BofI Holding, Inc. (NYSE:AX) reported its second-quarter financial and operating results after market close on Jan. 30, and the market responded favorably when trading resumed on the 31st, with shares climbing over 13% at one point before cooling off later in the day.
On the surface, the online bank's results may not look that great, with earnings down 2%. But like the vast majority of banks, BofI's GAAP results were negatively affected in the quarter following the recently passed federal tax overhaul. Adjusted for that one-time charge, BofI's earnings grew at a higher rate than we've seen in several quarters.

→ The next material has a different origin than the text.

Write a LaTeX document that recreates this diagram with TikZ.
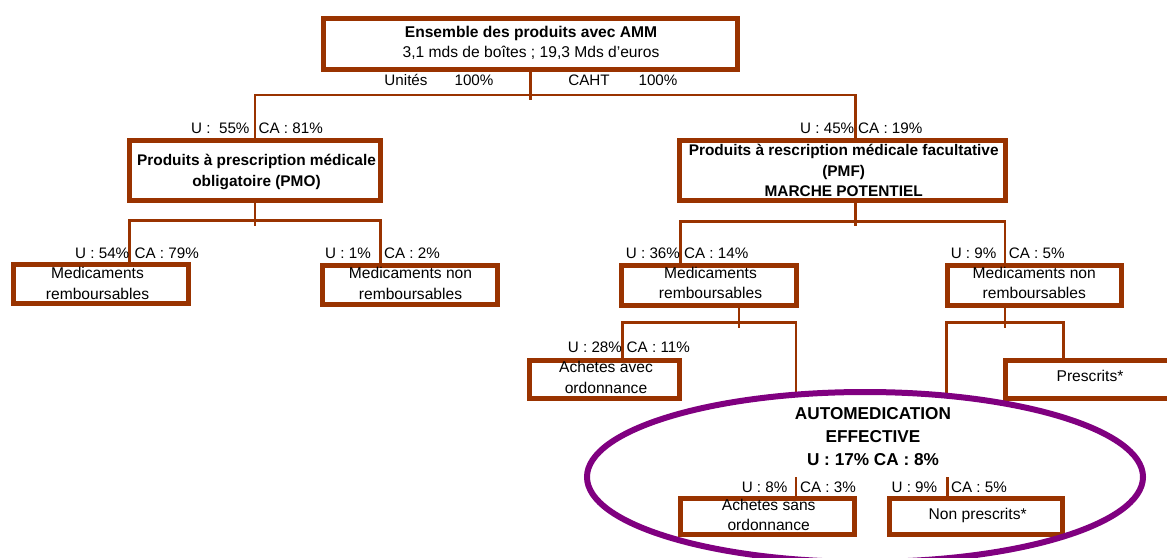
\documentclass[tikz,border=0pt]{standalone}
\usepackage{fontspec}
\setmainfont{Liberation Sans}
\usetikzlibrary{shapes.geometric}
\definecolor{brn}{RGB}{153,51,0}
\definecolor{prp}{RGB}{128,0,128}
\begin{document}
\begin{tikzpicture}[x=1pt,y=-1pt,
  box/.style={draw=brn, line width=5pt, inner sep=0pt, fill=white},
  conn/.style={draw=brn, line width=2.8pt},
  txt/.style={inner sep=0pt, align=center, font=\fontsize{15.6}{20.5}\selectfont},
  btxt/.style={inner sep=0pt, align=center, font=\fontsize{15.4}{20.5}\selectfont\bfseries},
  etxt/.style={inner sep=0pt, align=center, font=\fontsize{17.2}{23.3}\selectfont\bfseries},
  lbl/.style={inner sep=0pt, font=\fontsize{15.2}{18}\selectfont},
  ell/.style={draw=prp, line width=6pt, ellipse, inner sep=0pt, minimum width=556pt, minimum height=170pt}]
\useasboundingbox[fill=white] (0,0) rectangle (1167,557);

% boxes
\node[box, minimum width=414.5pt, minimum height=51pt] (top) at (530.25,44) {};
\node[box, minimum width=250.7pt, minimum height=60.3pt] (pmo) at (255.05,170.35) {};
\node[box, minimum width=325.7pt, minimum height=60.3pt] (pmf) at (842.35,170.35) {};
\node[box, minimum width=174.5pt, minimum height=39.5pt] (l1) at (100.75,284) {};
\node[box, minimum width=174.5pt, minimum height=39.5pt] (l2) at (410,285) {};
\node[box, minimum width=174.8pt, minimum height=39.5pt] (r1) at (709.1,285.3) {};
\node[box, minimum width=173.5pt, minimum height=39.5pt] (r2) at (1034.25,285.3) {};
\node[box, minimum width=150.2pt, minimum height=38.5pt] (aa) at (604.6,379.25) {};
\node[box, minimum width=174.7pt, minimum height=37.8pt] (pr) at (1092.65,379.4) {};
\node[box, minimum width=174pt, minimum height=36.3pt] (as) at (767,516.35) {};
\node[box, minimum width=173.5pt, minimum height=36.5pt] (np) at (975.75,516.25) {};

% connector end points on the ellipse
\coordinate (e1) at (796,394.7);
\coordinate (e2) at (946.5,395.7);
\coordinate (e3) at (796,477);
\coordinate (e4) at (947.2,477);

% connectors
\draw[conn] (top.south) -- ++(0,28);
\draw[conn] (pmo.north) -- ++(0,-42.7) -| ([xshift=13pt]pmf.north);
\draw[conn] (pmo.south) -- ++(0,22.8);
\draw[conn] ([xshift=28.5pt]l1.north) -- ++(0,-40.95) -| ([xshift=-29.2pt]l2.north);
\draw[conn] ([xshift=13pt]pmf.south) -- ++(0,22.8);
\draw[conn] ([xshift=-28.8pt]r1.north) -- ++(0,-41.95) -| ([xshift=-29.25pt]r2.north);
\draw[conn] ([xshift=29.9pt]r1.south) -- ++(0,20.25);
\draw[conn] ([xshift=17.9pt]aa.north) -- ++(0,-35) -| (e1);
\draw[conn] ([xshift=-29.25pt]r2.south) -- ++(0,20.25);
\draw[conn] ([xshift=-29.35pt]pr.north) -- ++(0,-35.5) -| (e2);
\draw[conn] (e3) -- ([xshift=29pt]as.north);
\draw[conn] (e4) -- ([xshift=-28.55pt]np.north);

% ellipse
\node[ell] (auto) at (865,477) {};

% box texts
\node[txt] (top-t) at (531,42.75) {\textbf{Ensemble des produits avec AMM}\\3,1 mds de boîtes ; 19,3 Mds d'euros};
\node[btxt] (pmo-t) at (256.5,172.2) {Produits à prescription médicale\\obligatoire (PMO)};
\node[btxt] (pmf-t) at (843.7,170.8) {Produits à rescription médicale facultative\\(PMF)\\MARCHE POTENTIEL};
\node[txt] (l1-t) at (97.5,283.3) {Medicaments\\remboursables};
\node[txt] (l2-t) at (410.5,283.3) {Medicaments non\\remboursables};
\node[txt] (r1-t) at (710.5,283) {Medicaments\\remboursables};
\node[txt] (r2-t) at (1034.3,283) {Medicaments non\\remboursables};
\node[txt] (aa-t) at (606,377.5) {Achetes avec\\ordonnance};
\node[txt] (pr-t) at (1090,376) {Prescrits*};
\node[txt] (as-t) at (768.7,515) {Achetes sans\\ordonnance};
\node[txt] (np-t) at (977.7,515) {Non prescrits*};
\node[etxt] (auto-t) at (873,436.7) {AUTOMEDICATION\\EFFECTIVE\\U : 17\% CA : 8\%};

% top labels
\node[lbl] (un) at (406,80) {Unités};
\node[lbl] (un-p) at (474,80) {100\%};
\node[lbl] (ca) at (589,80) {CAHT};
\node[lbl] (ca-p) at (658,80) {100\%};

% percentage labels
\node[lbl, anchor=west] (u1) at (191,128) {U :\ \ 55\%};
\node[lbl, anchor=east] (c1) at (323,128) {CA : 81\%};
\node[lbl, anchor=west] (u2) at (800,128) {U : 45\%};
\node[lbl, anchor=east] (c2) at (922.6,128) {CA : 19\%};
\node[lbl, anchor=west] (u3) at (75,253) {U : 54\%};
\node[lbl, anchor=east] (c3) at (199,253) {CA : 79\%};
\node[lbl, anchor=west] (u4) at (325,253) {U : 1\%};
\node[lbl, anchor=east] (c4) at (440,253) {CA : 2\%};
\node[lbl, anchor=west] (u5) at (625.7,253) {U : 36\%};
\node[lbl, anchor=east] (c5) at (748.5,253) {CA : 14\%};
\node[lbl, anchor=west] (u6) at (950.6,253) {U : 9\%};
\node[lbl, anchor=east] (c6) at (1064.8,253) {CA : 5\%};
\node[lbl, anchor=west] (u7) at (567.7,347) {U : 28\%};
\node[lbl, anchor=east] (c7) at (690,347) {CA : 11\%};
\node[lbl, anchor=west] (u8) at (741.6,487) {U : 8\%};
\node[lbl, anchor=east] (c8) at (856,487) {CA : 3\%};
\node[lbl, anchor=west] (u9) at (891.4,487) {U : 9\%};
\node[lbl, anchor=east] (c9) at (1007,487) {CA : 5\%};
\end{tikzpicture}
\end{document}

Furthermore, the net benefit of the new tax law is set to boost earnings from here out.
But management isn't just resting on its laurels; it already has plans to accelerate investments in driving even more growth by taking some of that tax savings and reinvesting in expanding the bank's operations. Let's examine what that plan is, and what it means for the company.

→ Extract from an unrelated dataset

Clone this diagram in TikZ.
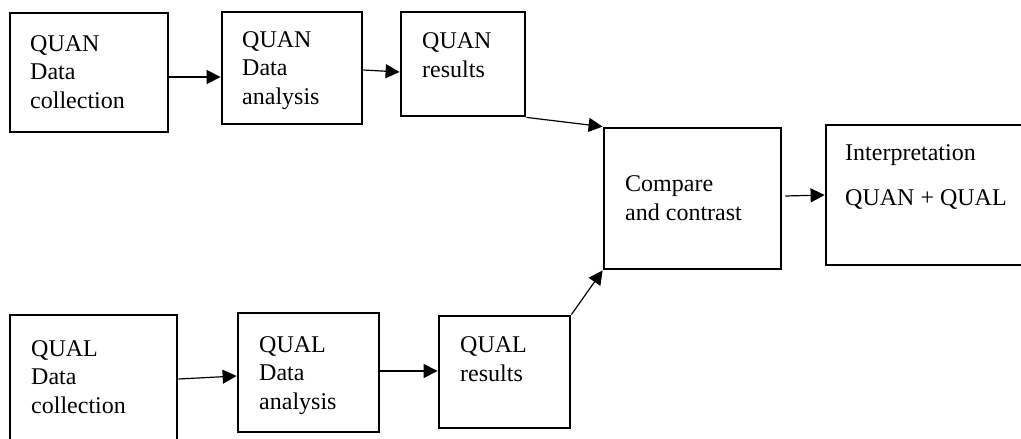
\documentclass[tikz,border=0pt]{standalone}
\usepackage{fontspec}
\setmainfont{Liberation Serif}
\usetikzlibrary{arrows.meta}
\tikzstyle{box} = [rectangle, draw=black, line width=2.8pt, inner sep=0pt]
\tikzstyle{boxtext} = [anchor=base west, align=left, inner sep=0pt, font=\fontsize{24}{28.5}\selectfont]
\tikzstyle{arrow} = [line width=1.2pt, -{Triangle[length=14pt, width=14pt]}]

\begin{document}
\begin{tikzpicture}[x=1pt, y=-1pt]
        \clip (0,0) rectangle (1021,439);

        % quantitative strand
        \node (quancoll) [box, minimum width=158pt, minimum height=119pt] at (89,72.5) {};
        \node (quanana) [box, minimum width=140pt, minimum height=112pt] at (292,68) {};
        \node (quanres) [box, minimum width=124pt, minimum height=104pt] at (463,64) {};

        % qualitative strand
        \node (qualcoll) [box, minimum width=167pt, minimum height=130pt] at (93.5,380) {};
        \node (qualana) [box, minimum width=141pt, minimum height=119pt] at (308.5,372.5) {};
        \node (qualres) [box, minimum width=131pt, minimum height=112pt] at (504.5,372) {};

        % merging
        \node (compare) [box, minimum width=177pt, minimum height=141pt] at (692.5,198.5) {};
        \node (interp) [box, minimum width=214pt, minimum height=140pt] at (933,195) {};

        % labels, placed by the baseline of their last line
        \node (quancoll-t) [boxtext] at (30,108) {QUAN\\Data\\collection};
        \node (quanana-t) [boxtext] at (242,104) {QUAN\\Data\\analysis};
        \node (quanres-t) [boxtext] at (422,77) {QUAN\\results};
        \node (qualcoll-t) [boxtext] at (31,413) {QUAL\\Data\\collection};
        \node (qualana-t) [boxtext] at (259,409) {QUAL\\Data\\analysis};
        \node (qualres-t) [boxtext] at (460,381) {QUAL\\results};
        \node (compare-t) [boxtext] at (625,220) {Compare\\and contrast};
        \node (interp-t) [boxtext] at (845,205) {Interpretation\\[16.5pt]QUAN + QUAL};

        \draw [arrow] ([yshift=-4.5pt]quancoll.east) -- ([yshift=-9pt]quanana.west);
        \draw [arrow] ([yshift=-2pt]quanana.east) -- ([yshift=-8pt]quanres.west);
        \draw [arrow] (quanres.south east) -- (compare.north west);

        \draw [arrow] ([yshift=1pt]qualcoll.east) -- ([yshift=-3.5pt]qualana.west);
        \draw [arrow] ([yshift=1.5pt]qualana.east) -- ([yshift=1pt]qualres.west);
        \draw [arrow] (qualres.north east) -- (compare.south west);

        \draw [arrow] ([yshift=2.5pt,xshift=3pt]compare.east) -- (interp.west);

    \end{tikzpicture}
\end{document}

BofI was even more profitable than usual
Here's a closer look at BofI's financial performance in the quarter, both on a GAAP basis, and adjusted for the one-time impact of the tax legislation on deferred tax assets:
|GAAP||Adjusted for Deferred Tax Asset Revaluation|
|Metric||Q2 2018||Q2 2017||Change (YoY)||Q2 2018||Q2 2017||Change (YoY)|
|Net income attributable to shareholders||$31,580||$32,222||(2%)||$39,612||$32,222||22.9%|
|Net interest income||$84,213||$76,361||10.3%||$84,213||$76,361||10.3%|
|Net non-interest income||$17,099||$16,700||2.4%||$17,099||$16,700||2.4%|
|Earnings per share||$0.49||$0.50||(2%)||$0.61||$0.50||22%|
|Tangible book value per share||$13.70||$11.72||16.9%||n/a||n/a||n/a|
|Return on assets||1.49%||1.66%||(10.2%)||1.87%||1.66%||12.7%|
|Return on equity||14.37%||17.49%||(17.8%)||18.65%||17.49%||6.7%|
The new federal tax law will significantly benefit BofI over the long term, but the bank had to write down the value of deferred tax assets on its balance sheet in the quarter by $8.03 million, resulting in the difference between GAAP and adjusted results.
BofI's profit surged in the quarter, while return on assets and return on equity both improved at double-digit rates. Furthermore, CEO Greg Garrabrants said the long-term goal for ROE is now 18% or higher, up from 15%, with the primary driver the lower corporate tax rate.

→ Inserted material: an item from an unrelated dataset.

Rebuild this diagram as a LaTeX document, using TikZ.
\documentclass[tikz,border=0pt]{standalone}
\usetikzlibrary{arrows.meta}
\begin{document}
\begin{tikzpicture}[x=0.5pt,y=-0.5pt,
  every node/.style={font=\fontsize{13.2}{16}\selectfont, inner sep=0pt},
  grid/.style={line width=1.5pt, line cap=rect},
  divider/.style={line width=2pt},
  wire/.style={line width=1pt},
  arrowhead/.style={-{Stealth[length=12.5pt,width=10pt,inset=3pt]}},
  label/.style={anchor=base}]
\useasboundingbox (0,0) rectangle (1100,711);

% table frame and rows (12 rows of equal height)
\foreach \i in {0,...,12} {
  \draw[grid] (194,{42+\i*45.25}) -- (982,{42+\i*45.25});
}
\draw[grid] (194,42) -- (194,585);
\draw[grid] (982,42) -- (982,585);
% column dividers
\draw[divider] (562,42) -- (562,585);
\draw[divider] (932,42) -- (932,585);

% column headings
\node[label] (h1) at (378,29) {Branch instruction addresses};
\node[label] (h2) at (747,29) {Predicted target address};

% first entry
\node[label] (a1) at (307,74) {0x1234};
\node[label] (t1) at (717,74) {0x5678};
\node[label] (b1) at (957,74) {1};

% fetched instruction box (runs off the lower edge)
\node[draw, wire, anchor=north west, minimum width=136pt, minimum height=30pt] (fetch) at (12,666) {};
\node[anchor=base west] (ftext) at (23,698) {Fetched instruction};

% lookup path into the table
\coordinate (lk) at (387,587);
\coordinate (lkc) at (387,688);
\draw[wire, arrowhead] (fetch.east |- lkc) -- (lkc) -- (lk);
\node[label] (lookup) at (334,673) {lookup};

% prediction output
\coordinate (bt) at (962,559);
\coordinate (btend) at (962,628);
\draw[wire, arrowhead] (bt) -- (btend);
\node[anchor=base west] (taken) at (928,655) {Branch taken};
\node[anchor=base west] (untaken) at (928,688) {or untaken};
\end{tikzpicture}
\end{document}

BofI's earnings boost was largely a result of increased lending activity. The loan and lease portfolio grew by $1.1 billion, up 15.6% year over year on $2.1 billion in originations. Total assets were up 9.2% to $8.9 billion. Deposits were up 11.8%, a $783 million increase.
It's putting those profits to work for more growth
BofI expects its total tax rate to fall from 42% last year to 29%-30%. This lower rate will boost to the company's bottom line even more, and Garrabrants says the plan is to "opportunistically reinvest a portion of these savings to accelerate some strategic initiatives."
This will boost operating expenses -- shown as "non-interest expenses" on the income statement -- and hence the efficiency ratio, to around 40% "for the next several years," according to Garrabrants. On the earnings call, he said this included accelerated expansion of the business banking and commercial and industrial lending teams, information technology and other infrastructure investments, and increased marketing and rebranding initiatives. Garrabrants also said the bank will make "opportunistic additions of senior-level talent."
However, the lower tax rate will allow further acceleration of spending to grow its operations while still generating some of the best profitability metrics in the banking industry.
Based on last quarter's earnings and taxes paid, BofI is on track to cut its tax bill -- and boost its earnings -- by more than $33 million per year. That's a substantial amount of money for the small bank to be able to put to work, roughly equal to 20% of its operating expenses. In other words, redirecting only half of its tax savings alone would fund a 10% increase in operations while still leaving over $16 million to spend in other ways, such as repurchasing shares, funding loans, or a litany of other opportunities.
But the big focus, it appears, continues to be on internal growth. BofI continues to rely on real estate loans for a substantial portion of its business and earnings, but its efforts to expand commercial and business lending, equipment leasing, and auto loans is steadily paying off. With the new tax law set to boost the bottom line in a big way, management is going to accelerate that growth. Will it pay off with continued high-speed growth at some of the best profitability measures in banking?
Only time will tell, but Garrabrants' formula and the bank's execution has been incredible for years. Now that it has even more money to invest in growth, I wouldn't want to bet against them.